As our state prepares to implement its new voter photo ID law, the Tennessee League of Women Voters is active with plans to monitor and report its effects. While we hope state education efforts to assure no voter is left behind are successful, we are aware of the hardship this law imposes on minorities, people with disabilities and those without transportation. The League did not support the law because it does not address the stated purpose of voter fraud. According to our research, any recorded instances of voter fraud in Tennessee have been the result of deficiencies or errors in other areas not resolved with this new law and election administrators have done their job well by identifying those cases in the past. Now, League efforts are focused on voter education on the new law and fact-gathering for the legislature as it faces this critical shift in election policy.

League members from across the state gathered in June for a “reading weekend” to study the law, pose questions and consider its consequences.
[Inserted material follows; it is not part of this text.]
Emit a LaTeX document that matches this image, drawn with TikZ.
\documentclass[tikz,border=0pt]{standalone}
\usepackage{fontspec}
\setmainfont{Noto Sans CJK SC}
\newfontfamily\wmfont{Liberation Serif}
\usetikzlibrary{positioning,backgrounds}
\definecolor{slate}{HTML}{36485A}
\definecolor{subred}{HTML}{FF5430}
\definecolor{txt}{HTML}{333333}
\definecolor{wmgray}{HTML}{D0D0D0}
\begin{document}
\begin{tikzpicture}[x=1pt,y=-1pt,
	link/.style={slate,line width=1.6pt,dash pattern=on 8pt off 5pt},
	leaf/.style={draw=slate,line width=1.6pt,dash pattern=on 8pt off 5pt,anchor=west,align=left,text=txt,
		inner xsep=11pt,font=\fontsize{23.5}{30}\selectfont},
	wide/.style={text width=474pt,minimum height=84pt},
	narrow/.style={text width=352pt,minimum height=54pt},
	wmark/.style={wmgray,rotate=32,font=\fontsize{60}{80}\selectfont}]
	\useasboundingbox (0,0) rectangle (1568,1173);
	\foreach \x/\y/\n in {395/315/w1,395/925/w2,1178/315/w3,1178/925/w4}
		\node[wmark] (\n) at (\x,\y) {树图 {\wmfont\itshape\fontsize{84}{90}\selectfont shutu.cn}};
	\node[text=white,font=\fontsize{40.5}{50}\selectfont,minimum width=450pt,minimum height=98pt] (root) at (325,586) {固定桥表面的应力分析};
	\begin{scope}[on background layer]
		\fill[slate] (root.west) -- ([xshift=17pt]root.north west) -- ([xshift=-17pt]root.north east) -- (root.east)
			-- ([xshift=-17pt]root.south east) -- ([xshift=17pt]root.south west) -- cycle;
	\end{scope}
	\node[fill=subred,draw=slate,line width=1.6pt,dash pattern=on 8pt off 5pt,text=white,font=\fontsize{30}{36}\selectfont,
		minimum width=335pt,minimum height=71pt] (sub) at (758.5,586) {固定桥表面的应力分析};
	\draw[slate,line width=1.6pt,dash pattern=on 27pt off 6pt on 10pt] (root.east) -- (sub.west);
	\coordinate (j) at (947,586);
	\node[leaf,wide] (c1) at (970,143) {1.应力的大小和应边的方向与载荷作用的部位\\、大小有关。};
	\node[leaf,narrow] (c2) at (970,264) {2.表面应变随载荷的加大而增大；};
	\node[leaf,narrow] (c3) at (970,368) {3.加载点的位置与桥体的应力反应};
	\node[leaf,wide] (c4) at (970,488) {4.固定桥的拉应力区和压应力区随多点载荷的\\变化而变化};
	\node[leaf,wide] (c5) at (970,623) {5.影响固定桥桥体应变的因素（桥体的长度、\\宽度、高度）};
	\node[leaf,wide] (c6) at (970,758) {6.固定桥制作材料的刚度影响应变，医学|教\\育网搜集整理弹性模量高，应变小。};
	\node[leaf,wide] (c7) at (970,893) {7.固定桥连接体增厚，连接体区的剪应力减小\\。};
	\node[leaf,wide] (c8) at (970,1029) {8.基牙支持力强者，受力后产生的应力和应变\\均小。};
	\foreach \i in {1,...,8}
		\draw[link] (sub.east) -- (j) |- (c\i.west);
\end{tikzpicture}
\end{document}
State Coordinator of Elections Mark Goins attended and continues to respond to our queries and concerns. Local League leaders are holding meetings with their county election administrators and hosting public meetings, allowing voters and reporters a non-partisan setting where they learn what voter fraud actually means and understand how this law affects them and others.

Voter fraud occurs when a voter goes intentionally to a poll that is not their true precinct; when a voter intentionally fails to change an address, or registers a business, not a residential address. Voter fraud occurs whenever someone votes absentee without a cause that meets the state requirements. Using a fake name or that of a deceased person is how most people think of voter fraud, but the state requires its registered voter lists be current and maintained, and election workers are trained to identify false signatures at the polls.

Proper implementation requires the efforts of the Secretary of State and its Division of Elections to disseminate information on the new law to all voters and workers of 95 county election administrations. Supporting this huge effort, citizen groups will need to work hard to assure every voter who is registered to vote actually gets to vote in 2012. The Tennessee League of Women Voters and its local leagues are organizing poll-watching projects, as well as education and training across the state to provide non-partisan support for the change.

This new law requires voters to bring a government issued photo ID, such as a driver’s license, passport or gun license to prove their citizenship while student IDs from state colleges are not an accepted form of photo ID. The League of Women Voters of Tennessee believes the implementation of this bill is not furthering the ideals of democracy in Tennessee, and as it stands, the bill will lead to confusion and the disenfranchisement of registered voters across the state.

We agree with Governor Haslam that requiring voters to have photo identification will make it “unnecessarily hard” for some people to cast ballots in next year’s elections and share concern over state readiness and clarity in the law. The law provides little guidance for how to report, and deal with, problems should they occur, or how such problems will be resolved. We urge the Governor to continue to ask questions and seek solutions to problems with this law before they arise, and for all Tennesseans to become educated about this new proposal, and to participate in the 2012 elections process by contacting your elections commission. Our democracy depends on it.